Increasingly, empirical research has suggested that Space Syntax can assess the “accessibility and social effects” of space but the publicness of POS does not totally depend on it. Thus, a combination of Space Syntax and other tools would be more reasonable in assessing publicness
[26]. For instance, Shen and Karimi (2016) combined Space Syntax, POIs and social media data to identify urban function connectivity so as to identify the urban regions with a high level of publicness
[25]. Remarkably, Varna and Damiano (2013) have introduced the concept of pairing Space Syntax with the Star Model for visualizing and better assessing the publicness of POS
[36] (
Figure 1). In this way, Space Syntax as a quantitative tool is hypothesized to compensate for the shortness of the Star Model.
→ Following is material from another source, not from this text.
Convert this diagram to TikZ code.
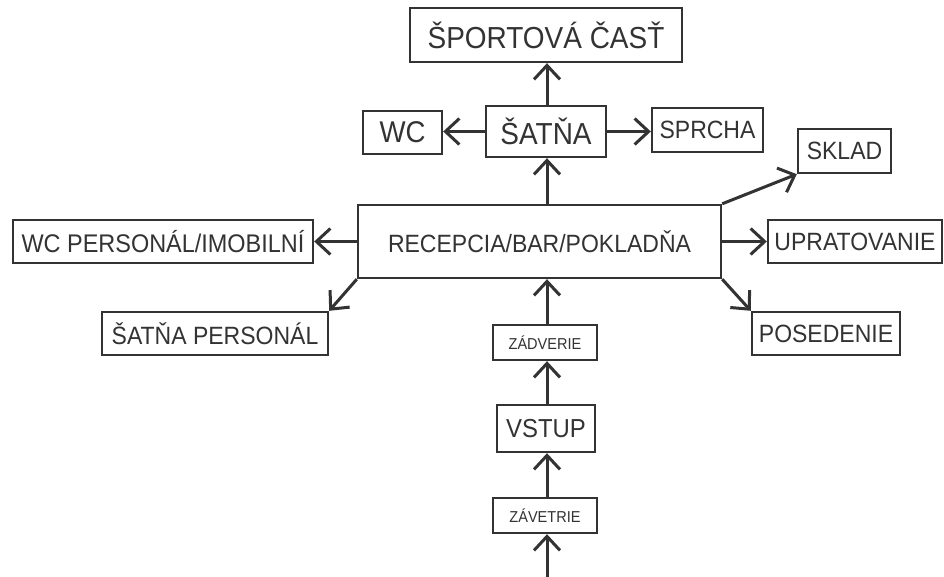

For instance, in the assessment of the physical configuration, the “centrality and connectedness” indicators proposed by the Star Model could be represented by “Integration” in the Space Syntax. “Visual permeability” and the “Thresholds and gateways” are both indicators that have a close relationship with syntactic variables in Space Syntax. While in the Star Model, these indicators are scored by observation and absolute scales, Space Syntax outperformed it by computer simulation. Conversely, the determination of social activities is complex and relates to more than just spatial configuration. Computer simulation, which can produce scientific prediction such as “negative correlation, non-linear correlation and no significant correlation” between spatial configuration and human behavior, is useful for the study of social activities, e.g., leisure walking
[30][31][32][37].
Figure 1. The Star Model of Public Space and indicators for each meta-theme. Source: Varna & Damiano
[36].
Integrating Space Syntax with the traditional analytical framework of publicness for assessing the quality of POS has been verified to be a more scientific method. However, prior research has two shortages: (1) the concept has not yet been transformed into a practical tool for actual urban planning and urban design projects. Although there are few studies combining Space Syntax with the Star Model, these studies did not verify the assessment results with the actual use of POS. Meanwhile, there is a lack of evaluation studies on urban renewal. (2) The use of the tools has not achieved precision. They can only compare the overall situation of different cases, which limits their application to guiding spatial design. From this perspective, this research aims to improve the combined use of Space Syntax (which provides quantitative results) and Star Model (which considers non-configurative factors) in the publicness assessment of POS.